<<<<
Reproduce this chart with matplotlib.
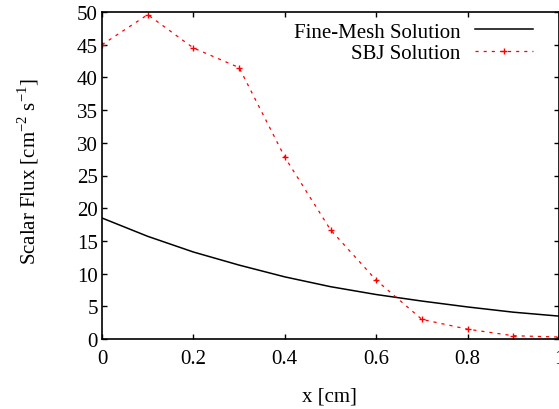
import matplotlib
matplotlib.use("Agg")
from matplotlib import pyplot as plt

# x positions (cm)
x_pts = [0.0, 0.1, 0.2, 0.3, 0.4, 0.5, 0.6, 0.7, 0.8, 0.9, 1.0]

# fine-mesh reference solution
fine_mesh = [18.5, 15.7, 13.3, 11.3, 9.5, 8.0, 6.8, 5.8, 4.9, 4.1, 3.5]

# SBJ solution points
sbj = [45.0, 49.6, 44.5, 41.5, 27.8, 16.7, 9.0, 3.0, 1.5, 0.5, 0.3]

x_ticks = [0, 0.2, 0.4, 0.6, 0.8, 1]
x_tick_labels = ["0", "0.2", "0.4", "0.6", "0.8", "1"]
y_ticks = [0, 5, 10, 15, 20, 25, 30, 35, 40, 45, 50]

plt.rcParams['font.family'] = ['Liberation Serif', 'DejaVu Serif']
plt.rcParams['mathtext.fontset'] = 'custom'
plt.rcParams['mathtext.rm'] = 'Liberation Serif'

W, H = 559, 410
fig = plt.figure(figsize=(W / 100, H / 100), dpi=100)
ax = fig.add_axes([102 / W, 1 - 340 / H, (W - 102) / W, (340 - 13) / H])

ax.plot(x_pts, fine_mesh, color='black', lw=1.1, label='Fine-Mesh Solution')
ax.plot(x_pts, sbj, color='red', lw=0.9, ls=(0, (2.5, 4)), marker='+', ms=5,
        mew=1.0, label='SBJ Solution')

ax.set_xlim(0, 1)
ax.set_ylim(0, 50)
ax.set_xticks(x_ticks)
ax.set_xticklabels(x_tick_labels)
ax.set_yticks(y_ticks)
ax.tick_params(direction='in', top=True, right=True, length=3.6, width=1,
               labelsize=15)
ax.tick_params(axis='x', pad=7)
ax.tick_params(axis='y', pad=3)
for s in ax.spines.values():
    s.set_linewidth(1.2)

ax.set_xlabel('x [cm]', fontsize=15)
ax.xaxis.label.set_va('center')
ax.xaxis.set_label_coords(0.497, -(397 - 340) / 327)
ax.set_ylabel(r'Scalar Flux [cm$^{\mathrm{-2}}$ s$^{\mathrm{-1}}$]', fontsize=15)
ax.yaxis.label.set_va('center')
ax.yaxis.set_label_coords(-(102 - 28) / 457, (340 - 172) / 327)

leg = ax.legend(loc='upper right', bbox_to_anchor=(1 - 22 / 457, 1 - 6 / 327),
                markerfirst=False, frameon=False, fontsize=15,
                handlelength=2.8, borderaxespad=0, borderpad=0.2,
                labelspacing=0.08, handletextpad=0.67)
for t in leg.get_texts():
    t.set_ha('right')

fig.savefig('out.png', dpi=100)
>>>>
→ Your objective
All the lines above are to be reproduced exactly, except the pictures.

→ Result below
Reproduce this chart with matplotlib.
import matplotlib
matplotlib.use("Agg")
from matplotlib import pyplot as plt

# x positions (cm)
x_pts = [0.0, 0.1, 0.2, 0.3, 0.4, 0.5, 0.6, 0.7, 0.8, 0.9, 1.0]

# fine-mesh reference solution
fine_mesh = [18.5, 15.7, 13.3, 11.3, 9.5, 8.0, 6.8, 5.8, 4.9, 4.1, 3.5]

# SBJ solution points
sbj = [45.0, 49.6, 44.5, 41.5, 27.8, 16.7, 9.0, 3.0, 1.5, 0.5, 0.3]

x_ticks = [0, 0.2, 0.4, 0.6, 0.8, 1]
x_tick_labels = ["0", "0.2", "0.4", "0.6", "0.8", "1"]
y_ticks = [0, 5, 10, 15, 20, 25, 30, 35, 40, 45, 50]

plt.rcParams['font.family'] = ['Liberation Serif', 'DejaVu Serif']
plt.rcParams['mathtext.fontset'] = 'custom'
plt.rcParams['mathtext.rm'] = 'Liberation Serif'

W, H = 559, 410
fig = plt.figure(figsize=(W / 100, H / 100), dpi=100)
ax = fig.add_axes([102 / W, 1 - 340 / H, (W - 102) / W, (340 - 13) / H])

ax.plot(x_pts, fine_mesh, color='black', lw=1.1, label='Fine-Mesh Solution')
ax.plot(x_pts, sbj, color='red', lw=0.9, ls=(0, (2.5, 4)), marker='+', ms=5,
        mew=1.0, label='SBJ Solution')

ax.set_xlim(0, 1)
ax.set_ylim(0, 50)
ax.set_xticks(x_ticks)
ax.set_xticklabels(x_tick_labels)
ax.set_yticks(y_ticks)
ax.tick_params(direction='in', top=True, right=True, length=3.6, width=1,
               labelsize=15)
ax.tick_params(axis='x', pad=7)
ax.tick_params(axis='y', pad=3)
for s in ax.spines.values():
    s.set_linewidth(1.2)

ax.set_xlabel('x [cm]', fontsize=15)
ax.xaxis.label.set_va('center')
ax.xaxis.set_label_coords(0.497, -(397 - 340) / 327)
ax.set_ylabel(r'Scalar Flux [cm$^{\mathrm{-2}}$ s$^{\mathrm{-1}}$]', fontsize=15)
ax.yaxis.label.set_va('center')
ax.yaxis.set_label_coords(-(102 - 28) / 457, (340 - 172) / 327)

leg = ax.legend(loc='upper right', bbox_to_anchor=(1 - 22 / 457, 1 - 6 / 327),
                markerfirst=False, frameon=False, fontsize=15,
                handlelength=2.8, borderaxespad=0, borderpad=0.2,
                labelspacing=0.08, handletextpad=0.67)
for t in leg.get_texts():
    t.set_ha('right')

fig.savefig('out.png', dpi=100)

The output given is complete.